## Information provided

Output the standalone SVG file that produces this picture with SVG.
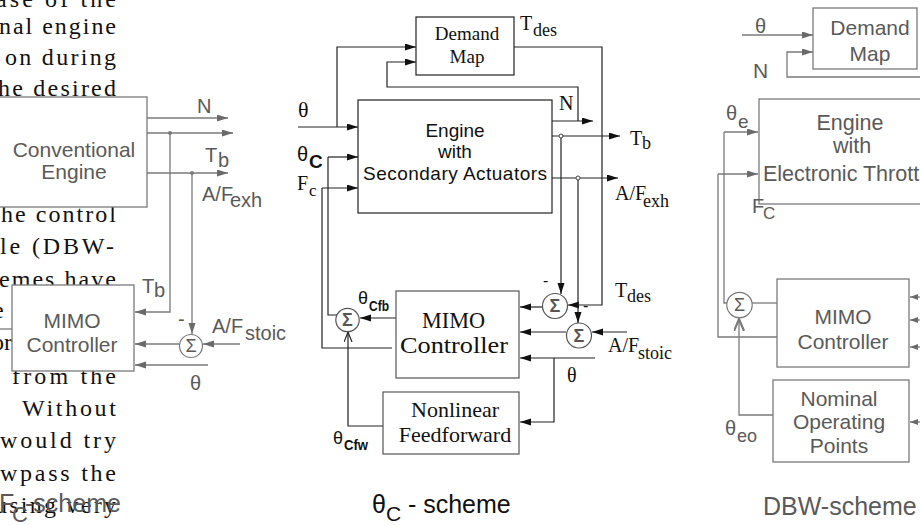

==

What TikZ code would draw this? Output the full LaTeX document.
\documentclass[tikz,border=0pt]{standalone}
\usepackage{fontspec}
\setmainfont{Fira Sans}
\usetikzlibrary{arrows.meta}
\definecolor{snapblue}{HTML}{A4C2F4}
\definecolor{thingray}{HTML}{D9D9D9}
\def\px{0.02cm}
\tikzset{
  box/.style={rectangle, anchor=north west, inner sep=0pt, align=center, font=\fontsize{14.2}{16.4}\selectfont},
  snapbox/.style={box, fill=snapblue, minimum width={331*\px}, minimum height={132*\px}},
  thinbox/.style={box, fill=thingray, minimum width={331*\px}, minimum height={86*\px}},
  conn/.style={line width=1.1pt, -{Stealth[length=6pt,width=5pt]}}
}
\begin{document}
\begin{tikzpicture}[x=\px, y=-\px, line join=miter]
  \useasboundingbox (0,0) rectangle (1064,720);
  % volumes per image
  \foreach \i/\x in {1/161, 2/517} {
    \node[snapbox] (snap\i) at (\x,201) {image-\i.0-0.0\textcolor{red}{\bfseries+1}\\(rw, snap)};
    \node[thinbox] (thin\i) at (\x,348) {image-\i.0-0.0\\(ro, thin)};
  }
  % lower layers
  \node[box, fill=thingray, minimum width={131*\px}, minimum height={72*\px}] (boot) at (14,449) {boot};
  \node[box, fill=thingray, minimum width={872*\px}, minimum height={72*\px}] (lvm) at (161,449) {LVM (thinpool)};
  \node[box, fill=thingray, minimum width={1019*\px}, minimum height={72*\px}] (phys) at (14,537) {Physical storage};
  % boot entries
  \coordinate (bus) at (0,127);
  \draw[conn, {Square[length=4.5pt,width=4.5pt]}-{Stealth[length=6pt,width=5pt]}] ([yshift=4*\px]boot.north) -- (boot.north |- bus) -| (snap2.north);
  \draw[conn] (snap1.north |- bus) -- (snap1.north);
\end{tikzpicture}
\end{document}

## Given problem
Scan the material above for the string "standalone" and return the lines that hold it.

## Result
Output the standalone SVG file that produces this picture with SVG.
\documentclass[tikz,border=0pt]{standalone}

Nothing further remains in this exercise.